**INSTRUCTIONS FOR THE TASK**: All of the material below is to be restated word for word, apart from the pictures.

--

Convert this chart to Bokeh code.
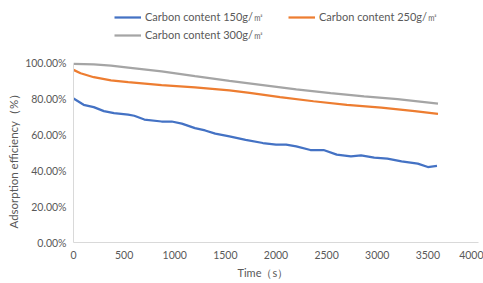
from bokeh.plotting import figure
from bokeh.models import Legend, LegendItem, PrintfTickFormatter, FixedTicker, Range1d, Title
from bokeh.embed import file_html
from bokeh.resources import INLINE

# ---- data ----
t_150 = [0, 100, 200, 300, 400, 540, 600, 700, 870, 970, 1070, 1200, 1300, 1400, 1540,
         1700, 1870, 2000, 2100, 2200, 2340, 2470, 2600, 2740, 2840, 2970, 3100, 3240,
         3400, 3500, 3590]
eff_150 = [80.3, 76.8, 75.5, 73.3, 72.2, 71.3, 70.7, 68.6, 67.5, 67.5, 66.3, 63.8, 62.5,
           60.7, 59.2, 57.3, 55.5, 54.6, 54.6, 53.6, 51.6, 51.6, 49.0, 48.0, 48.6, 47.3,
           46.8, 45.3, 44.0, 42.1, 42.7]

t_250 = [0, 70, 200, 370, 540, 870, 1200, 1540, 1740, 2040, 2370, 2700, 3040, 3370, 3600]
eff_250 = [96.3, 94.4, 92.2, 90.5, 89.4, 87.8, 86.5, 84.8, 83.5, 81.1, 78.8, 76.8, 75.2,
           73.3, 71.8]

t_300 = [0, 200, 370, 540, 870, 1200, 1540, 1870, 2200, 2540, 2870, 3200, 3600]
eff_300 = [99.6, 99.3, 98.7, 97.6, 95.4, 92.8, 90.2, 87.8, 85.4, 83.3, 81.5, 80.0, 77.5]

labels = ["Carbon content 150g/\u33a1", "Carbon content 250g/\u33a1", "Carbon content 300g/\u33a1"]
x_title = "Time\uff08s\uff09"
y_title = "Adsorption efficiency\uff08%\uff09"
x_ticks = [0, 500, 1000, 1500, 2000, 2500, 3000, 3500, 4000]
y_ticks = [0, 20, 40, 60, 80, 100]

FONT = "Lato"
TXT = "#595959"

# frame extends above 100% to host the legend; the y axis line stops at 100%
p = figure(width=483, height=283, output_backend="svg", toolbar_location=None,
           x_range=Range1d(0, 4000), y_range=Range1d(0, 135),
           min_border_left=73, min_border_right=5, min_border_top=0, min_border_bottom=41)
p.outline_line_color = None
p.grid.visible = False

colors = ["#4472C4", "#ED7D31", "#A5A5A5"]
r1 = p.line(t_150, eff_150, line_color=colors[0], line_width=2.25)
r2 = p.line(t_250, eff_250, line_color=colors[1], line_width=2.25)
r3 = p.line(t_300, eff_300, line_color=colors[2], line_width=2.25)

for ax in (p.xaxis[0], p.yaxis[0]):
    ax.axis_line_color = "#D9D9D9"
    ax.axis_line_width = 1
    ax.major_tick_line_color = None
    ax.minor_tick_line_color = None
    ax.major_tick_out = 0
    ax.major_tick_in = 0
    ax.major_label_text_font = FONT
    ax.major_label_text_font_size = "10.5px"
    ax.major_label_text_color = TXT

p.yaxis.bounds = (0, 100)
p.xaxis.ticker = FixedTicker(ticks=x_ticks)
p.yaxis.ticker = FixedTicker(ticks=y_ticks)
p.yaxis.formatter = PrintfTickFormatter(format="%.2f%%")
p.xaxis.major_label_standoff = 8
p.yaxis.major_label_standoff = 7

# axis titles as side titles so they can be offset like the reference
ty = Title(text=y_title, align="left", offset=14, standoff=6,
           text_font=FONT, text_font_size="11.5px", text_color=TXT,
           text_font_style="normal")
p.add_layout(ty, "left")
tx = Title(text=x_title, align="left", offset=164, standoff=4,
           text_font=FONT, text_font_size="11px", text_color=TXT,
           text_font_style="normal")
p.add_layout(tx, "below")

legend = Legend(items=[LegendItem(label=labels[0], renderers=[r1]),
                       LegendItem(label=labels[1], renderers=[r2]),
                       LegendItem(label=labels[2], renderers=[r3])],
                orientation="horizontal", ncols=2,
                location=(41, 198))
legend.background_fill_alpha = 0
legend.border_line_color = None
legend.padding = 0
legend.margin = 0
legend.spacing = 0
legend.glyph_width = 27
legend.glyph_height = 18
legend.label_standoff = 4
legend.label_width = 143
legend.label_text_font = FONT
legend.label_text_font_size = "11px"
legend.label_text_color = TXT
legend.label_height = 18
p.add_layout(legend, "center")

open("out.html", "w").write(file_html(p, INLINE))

--

**FULL SOLUTION**:
Convert this chart to Bokeh code.
from bokeh.plotting import figure
from bokeh.models import Legend, LegendItem, PrintfTickFormatter, FixedTicker, Range1d, Title
from bokeh.embed import file_html
from bokeh.resources import INLINE

# ---- data ----
t_150 = [0, 100, 200, 300, 400, 540, 600, 700, 870, 970, 1070, 1200, 1300, 1400, 1540,
         1700, 1870, 2000, 2100, 2200, 2340, 2470, 2600, 2740, 2840, 2970, 3100, 3240,
         3400, 3500, 3590]
eff_150 = [80.3, 76.8, 75.5, 73.3, 72.2, 71.3, 70.7, 68.6, 67.5, 67.5, 66.3, 63.8, 62.5,
           60.7, 59.2, 57.3, 55.5, 54.6, 54.6, 53.6, 51.6, 51.6, 49.0, 48.0, 48.6, 47.3,
           46.8, 45.3, 44.0, 42.1, 42.7]

t_250 = [0, 70, 200, 370, 540, 870, 1200, 1540, 1740, 2040, 2370, 2700, 3040, 3370, 3600]
eff_250 = [96.3, 94.4, 92.2, 90.5, 89.4, 87.8, 86.5, 84.8, 83.5, 81.1, 78.8, 76.8, 75.2,
           73.3, 71.8]

t_300 = [0, 200, 370, 540, 870, 1200, 1540, 1870, 2200, 2540, 2870, 3200, 3600]
eff_300 = [99.6, 99.3, 98.7, 97.6, 95.4, 92.8, 90.2, 87.8, 85.4, 83.3, 81.5, 80.0, 77.5]

labels = ["Carbon content 150g/\u33a1", "Carbon content 250g/\u33a1", "Carbon content 300g/\u33a1"]
x_title = "Time\uff08s\uff09"
y_title = "Adsorption efficiency\uff08%\uff09"
x_ticks = [0, 500, 1000, 1500, 2000, 2500, 3000, 3500, 4000]
y_ticks = [0, 20, 40, 60, 80, 100]

FONT = "Lato"
TXT = "#595959"

# frame extends above 100% to host the legend; the y axis line stops at 100%
p = figure(width=483, height=283, output_backend="svg", toolbar_location=None,
           x_range=Range1d(0, 4000), y_range=Range1d(0, 135),
           min_border_left=73, min_border_right=5, min_border_top=0, min_border_bottom=41)
p.outline_line_color = None
p.grid.visible = False

colors = ["#4472C4", "#ED7D31", "#A5A5A5"]
r1 = p.line(t_150, eff_150, line_color=colors[0], line_width=2.25)
r2 = p.line(t_250, eff_250, line_color=colors[1], line_width=2.25)
r3 = p.line(t_300, eff_300, line_color=colors[2], line_width=2.25)

for ax in (p.xaxis[0], p.yaxis[0]):
    ax.axis_line_color = "#D9D9D9"
    ax.axis_line_width = 1
    ax.major_tick_line_color = None
    ax.minor_tick_line_color = None
    ax.major_tick_out = 0
    ax.major_tick_in = 0
    ax.major_label_text_font = FONT
    ax.major_label_text_font_size = "10.5px"
    ax.major_label_text_color = TXT

p.yaxis.bounds = (0, 100)
p.xaxis.ticker = FixedTicker(ticks=x_ticks)
p.yaxis.ticker = FixedTicker(ticks=y_ticks)
p.yaxis.formatter = PrintfTickFormatter(format="%.2f%%")
p.xaxis.major_label_standoff = 8
p.yaxis.major_label_standoff = 7

# axis titles as side titles so they can be offset like the reference
ty = Title(text=y_title, align="left", offset=14, standoff=6,
           text_font=FONT, text_font_size="11.5px", text_color=TXT,
           text_font_style="normal")
p.add_layout(ty, "left")
tx = Title(text=x_title, align="left", offset=164, standoff=4,
           text_font=FONT, text_font_size="11px", text_color=TXT,
           text_font_style="normal")
p.add_layout(tx, "below")

legend = Legend(items=[LegendItem(label=labels[0], renderers=[r1]),
                       LegendItem(label=labels[1], renderers=[r2]),
                       LegendItem(label=labels[2], renderers=[r3])],
                orientation="horizontal", ncols=2,
                location=(41, 198))
legend.background_fill_alpha = 0
legend.border_line_color = None
legend.padding = 0
legend.margin = 0
legend.spacing = 0
legend.glyph_width = 27
legend.glyph_height = 18
legend.label_standoff = 4
legend.label_width = 143
legend.label_text_font = FONT
legend.label_text_font_size = "11px"
legend.label_text_color = TXT
legend.label_height = 18
p.add_layout(legend, "center")

open("out.html", "w").write(file_html(p, INLINE))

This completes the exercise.